SUPPLIED INFORMATION:
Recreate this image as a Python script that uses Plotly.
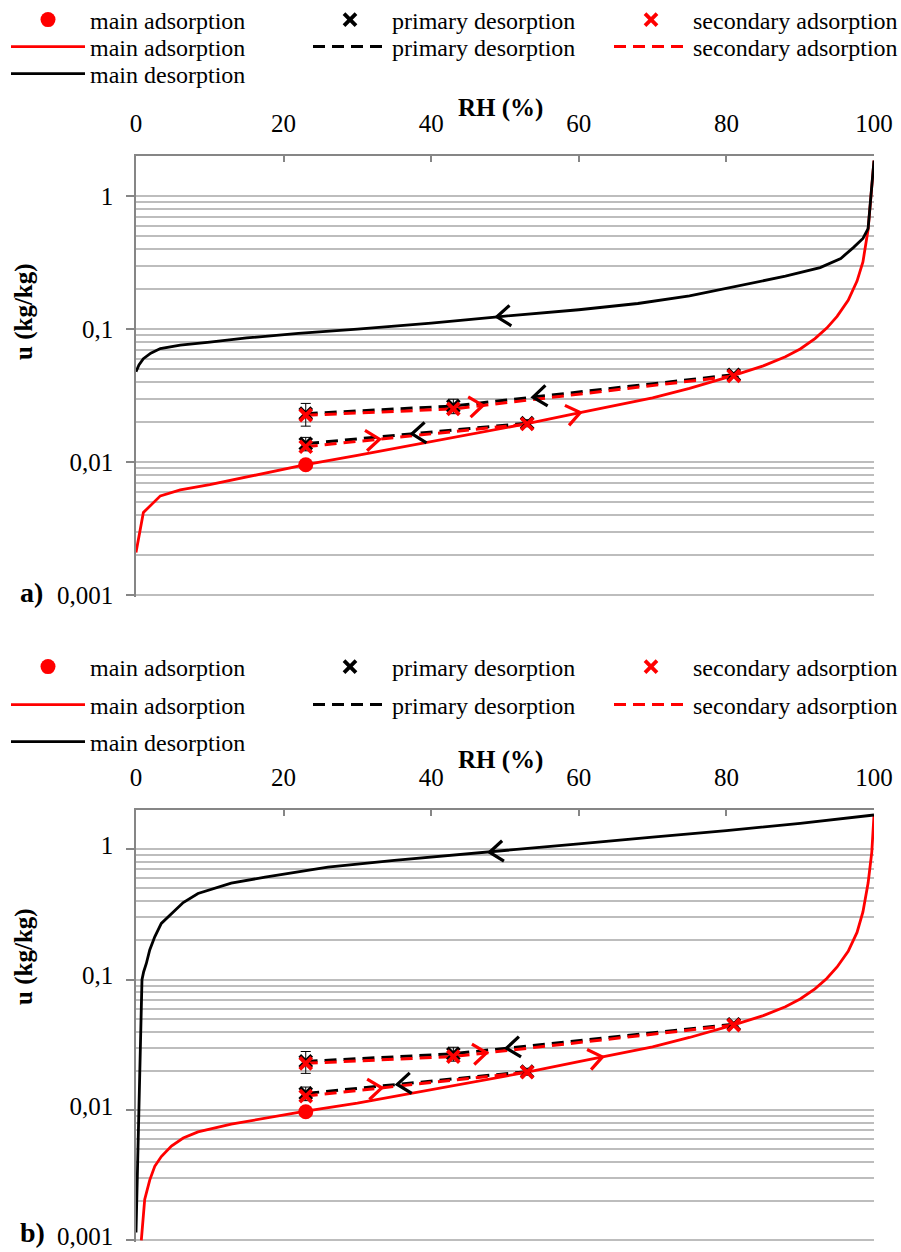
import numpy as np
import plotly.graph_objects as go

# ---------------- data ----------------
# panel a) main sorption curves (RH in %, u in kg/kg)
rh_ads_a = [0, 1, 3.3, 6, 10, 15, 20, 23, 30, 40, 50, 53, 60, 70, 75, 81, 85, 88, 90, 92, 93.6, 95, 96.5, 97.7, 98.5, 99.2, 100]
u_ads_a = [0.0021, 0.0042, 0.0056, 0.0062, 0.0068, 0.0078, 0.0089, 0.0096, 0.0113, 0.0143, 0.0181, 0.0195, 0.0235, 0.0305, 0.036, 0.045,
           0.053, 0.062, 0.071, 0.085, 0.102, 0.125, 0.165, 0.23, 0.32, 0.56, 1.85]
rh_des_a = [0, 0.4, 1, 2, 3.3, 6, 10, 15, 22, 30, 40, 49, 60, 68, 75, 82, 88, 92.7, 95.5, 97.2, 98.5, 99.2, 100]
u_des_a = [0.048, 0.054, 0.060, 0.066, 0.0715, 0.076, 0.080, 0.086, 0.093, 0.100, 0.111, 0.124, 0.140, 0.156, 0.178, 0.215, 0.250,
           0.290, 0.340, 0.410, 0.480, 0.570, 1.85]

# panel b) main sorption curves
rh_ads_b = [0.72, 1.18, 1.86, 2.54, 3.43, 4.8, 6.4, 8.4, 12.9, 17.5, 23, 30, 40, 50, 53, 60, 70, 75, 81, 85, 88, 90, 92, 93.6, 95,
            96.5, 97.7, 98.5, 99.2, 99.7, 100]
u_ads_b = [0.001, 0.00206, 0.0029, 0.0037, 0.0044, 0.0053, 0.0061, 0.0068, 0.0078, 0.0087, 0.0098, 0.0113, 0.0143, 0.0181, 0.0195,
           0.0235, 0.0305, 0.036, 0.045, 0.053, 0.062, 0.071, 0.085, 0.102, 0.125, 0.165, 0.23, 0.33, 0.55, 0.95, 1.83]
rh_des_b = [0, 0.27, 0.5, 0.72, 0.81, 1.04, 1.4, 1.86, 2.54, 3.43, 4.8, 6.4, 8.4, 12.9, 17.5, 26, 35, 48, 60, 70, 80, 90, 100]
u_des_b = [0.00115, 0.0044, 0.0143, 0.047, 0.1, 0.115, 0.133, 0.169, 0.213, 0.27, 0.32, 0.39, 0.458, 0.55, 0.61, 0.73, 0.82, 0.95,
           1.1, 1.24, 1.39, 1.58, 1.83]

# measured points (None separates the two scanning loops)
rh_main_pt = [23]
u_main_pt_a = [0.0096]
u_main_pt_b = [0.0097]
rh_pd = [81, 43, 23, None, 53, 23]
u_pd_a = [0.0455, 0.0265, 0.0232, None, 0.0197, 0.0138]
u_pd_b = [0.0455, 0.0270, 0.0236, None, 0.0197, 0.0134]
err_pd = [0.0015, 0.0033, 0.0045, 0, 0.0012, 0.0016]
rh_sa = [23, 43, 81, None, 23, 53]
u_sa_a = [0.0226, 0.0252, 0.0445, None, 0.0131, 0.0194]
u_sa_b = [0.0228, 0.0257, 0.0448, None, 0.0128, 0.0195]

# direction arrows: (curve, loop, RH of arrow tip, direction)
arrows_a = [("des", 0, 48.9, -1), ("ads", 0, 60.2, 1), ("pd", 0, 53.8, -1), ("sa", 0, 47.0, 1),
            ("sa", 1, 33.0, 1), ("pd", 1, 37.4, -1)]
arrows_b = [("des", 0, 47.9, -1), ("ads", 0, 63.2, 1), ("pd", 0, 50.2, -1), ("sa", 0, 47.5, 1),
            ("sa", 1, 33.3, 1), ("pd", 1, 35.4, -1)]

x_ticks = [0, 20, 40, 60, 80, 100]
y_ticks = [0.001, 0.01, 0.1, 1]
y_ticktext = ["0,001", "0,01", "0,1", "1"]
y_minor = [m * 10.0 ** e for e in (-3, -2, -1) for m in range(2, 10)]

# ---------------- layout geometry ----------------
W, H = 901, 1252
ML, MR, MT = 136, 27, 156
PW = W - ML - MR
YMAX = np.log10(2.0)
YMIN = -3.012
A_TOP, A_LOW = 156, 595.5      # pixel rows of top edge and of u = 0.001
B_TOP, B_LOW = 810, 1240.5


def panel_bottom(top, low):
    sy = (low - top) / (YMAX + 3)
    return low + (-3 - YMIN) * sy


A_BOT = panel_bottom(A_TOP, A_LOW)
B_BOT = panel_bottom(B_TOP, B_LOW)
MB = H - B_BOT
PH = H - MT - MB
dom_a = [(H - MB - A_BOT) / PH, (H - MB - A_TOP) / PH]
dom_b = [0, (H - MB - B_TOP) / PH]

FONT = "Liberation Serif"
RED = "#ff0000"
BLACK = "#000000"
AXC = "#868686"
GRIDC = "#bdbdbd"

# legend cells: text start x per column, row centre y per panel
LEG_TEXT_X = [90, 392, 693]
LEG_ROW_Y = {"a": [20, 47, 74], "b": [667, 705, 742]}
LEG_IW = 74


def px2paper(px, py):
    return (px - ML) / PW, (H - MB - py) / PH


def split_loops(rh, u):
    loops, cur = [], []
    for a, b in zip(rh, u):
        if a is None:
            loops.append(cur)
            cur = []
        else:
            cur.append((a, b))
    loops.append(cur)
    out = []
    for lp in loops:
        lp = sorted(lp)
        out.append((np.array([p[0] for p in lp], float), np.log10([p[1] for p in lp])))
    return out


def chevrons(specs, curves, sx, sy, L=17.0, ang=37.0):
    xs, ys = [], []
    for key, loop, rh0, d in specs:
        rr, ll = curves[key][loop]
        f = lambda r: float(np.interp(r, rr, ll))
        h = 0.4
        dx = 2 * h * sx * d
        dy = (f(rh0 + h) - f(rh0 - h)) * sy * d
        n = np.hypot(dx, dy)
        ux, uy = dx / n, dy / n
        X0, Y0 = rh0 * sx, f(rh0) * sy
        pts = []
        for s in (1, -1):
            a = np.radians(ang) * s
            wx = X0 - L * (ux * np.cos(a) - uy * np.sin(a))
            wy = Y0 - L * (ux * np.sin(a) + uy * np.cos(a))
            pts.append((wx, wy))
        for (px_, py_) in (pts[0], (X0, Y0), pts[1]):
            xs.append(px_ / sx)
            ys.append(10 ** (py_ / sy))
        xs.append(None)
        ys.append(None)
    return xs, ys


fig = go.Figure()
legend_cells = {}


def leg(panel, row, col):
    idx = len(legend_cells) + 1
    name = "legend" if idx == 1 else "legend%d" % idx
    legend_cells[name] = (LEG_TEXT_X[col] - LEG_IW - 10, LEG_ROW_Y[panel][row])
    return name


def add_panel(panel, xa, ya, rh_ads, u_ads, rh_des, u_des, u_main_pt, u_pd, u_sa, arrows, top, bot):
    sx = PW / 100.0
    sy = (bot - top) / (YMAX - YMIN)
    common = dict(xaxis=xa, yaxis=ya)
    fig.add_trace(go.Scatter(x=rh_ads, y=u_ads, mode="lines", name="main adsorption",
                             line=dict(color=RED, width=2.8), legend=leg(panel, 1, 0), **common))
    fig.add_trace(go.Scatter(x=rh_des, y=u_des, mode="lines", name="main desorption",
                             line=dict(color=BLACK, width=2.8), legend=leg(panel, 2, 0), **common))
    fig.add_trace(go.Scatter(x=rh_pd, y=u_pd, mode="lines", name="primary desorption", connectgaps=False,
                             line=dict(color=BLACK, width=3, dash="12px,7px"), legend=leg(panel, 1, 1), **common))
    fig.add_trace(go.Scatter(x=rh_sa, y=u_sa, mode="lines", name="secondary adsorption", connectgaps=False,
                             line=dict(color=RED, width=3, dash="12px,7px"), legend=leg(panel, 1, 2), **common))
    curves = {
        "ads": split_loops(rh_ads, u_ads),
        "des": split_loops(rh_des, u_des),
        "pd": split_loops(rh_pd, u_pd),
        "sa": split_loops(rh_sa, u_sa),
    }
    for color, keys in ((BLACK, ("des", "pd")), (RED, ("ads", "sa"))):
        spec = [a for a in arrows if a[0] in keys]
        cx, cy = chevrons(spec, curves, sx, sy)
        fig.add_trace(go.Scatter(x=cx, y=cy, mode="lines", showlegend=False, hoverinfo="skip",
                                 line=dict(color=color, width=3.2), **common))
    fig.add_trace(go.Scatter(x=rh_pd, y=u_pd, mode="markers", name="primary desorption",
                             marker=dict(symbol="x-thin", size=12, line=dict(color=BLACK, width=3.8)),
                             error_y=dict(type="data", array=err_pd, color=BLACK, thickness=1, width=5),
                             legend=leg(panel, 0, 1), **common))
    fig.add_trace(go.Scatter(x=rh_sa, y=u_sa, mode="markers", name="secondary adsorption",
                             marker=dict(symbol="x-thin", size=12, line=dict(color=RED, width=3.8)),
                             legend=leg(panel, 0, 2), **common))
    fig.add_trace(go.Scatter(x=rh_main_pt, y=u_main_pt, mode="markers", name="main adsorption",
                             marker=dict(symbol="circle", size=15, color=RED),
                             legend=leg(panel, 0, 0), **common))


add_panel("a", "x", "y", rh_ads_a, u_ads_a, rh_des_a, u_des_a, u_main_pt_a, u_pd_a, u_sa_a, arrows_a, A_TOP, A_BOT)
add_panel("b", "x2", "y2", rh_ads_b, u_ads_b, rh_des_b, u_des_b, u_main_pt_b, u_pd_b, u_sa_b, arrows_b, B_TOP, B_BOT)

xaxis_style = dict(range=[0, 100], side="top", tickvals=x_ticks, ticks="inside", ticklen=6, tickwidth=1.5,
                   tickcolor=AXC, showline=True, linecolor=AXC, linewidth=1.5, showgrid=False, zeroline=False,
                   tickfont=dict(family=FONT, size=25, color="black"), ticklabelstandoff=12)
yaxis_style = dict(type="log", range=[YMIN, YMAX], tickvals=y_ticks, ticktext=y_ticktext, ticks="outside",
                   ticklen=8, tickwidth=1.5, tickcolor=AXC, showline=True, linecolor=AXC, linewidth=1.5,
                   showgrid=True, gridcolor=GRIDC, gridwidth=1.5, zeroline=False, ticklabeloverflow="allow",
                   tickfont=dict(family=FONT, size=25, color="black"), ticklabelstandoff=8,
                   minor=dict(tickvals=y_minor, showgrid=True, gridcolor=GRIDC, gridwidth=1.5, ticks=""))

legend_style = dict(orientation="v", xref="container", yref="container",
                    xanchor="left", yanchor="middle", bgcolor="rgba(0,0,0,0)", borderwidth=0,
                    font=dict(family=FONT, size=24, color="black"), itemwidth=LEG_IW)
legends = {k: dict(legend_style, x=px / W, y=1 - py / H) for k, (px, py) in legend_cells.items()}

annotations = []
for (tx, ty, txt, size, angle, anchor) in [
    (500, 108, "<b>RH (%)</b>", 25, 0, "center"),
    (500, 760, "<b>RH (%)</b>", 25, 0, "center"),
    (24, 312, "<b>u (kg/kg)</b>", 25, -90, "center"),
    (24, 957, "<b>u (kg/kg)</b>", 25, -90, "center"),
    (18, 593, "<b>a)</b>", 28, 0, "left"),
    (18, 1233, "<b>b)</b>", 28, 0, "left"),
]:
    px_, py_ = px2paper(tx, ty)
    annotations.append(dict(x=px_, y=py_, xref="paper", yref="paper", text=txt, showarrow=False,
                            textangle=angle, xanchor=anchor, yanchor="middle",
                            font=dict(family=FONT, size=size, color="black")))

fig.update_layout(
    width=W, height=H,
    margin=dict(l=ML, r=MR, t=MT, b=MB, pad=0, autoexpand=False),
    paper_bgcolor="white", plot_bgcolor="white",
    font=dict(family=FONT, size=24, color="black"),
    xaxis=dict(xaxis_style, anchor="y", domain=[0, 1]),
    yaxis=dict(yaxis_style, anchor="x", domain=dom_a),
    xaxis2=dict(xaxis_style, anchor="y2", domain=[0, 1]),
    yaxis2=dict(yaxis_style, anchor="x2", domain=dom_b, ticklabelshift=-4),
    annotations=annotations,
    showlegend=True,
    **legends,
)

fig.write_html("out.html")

EXERCISE DETAILS: Repeat only what lies between the start of the data and the end of the line containing "import plotly.graph_objects as go", exactly, with pictures left out.

TASK RESULT:
Recreate this image as a Python script that uses Plotly.
import numpy as np
import plotly.graph_objects as go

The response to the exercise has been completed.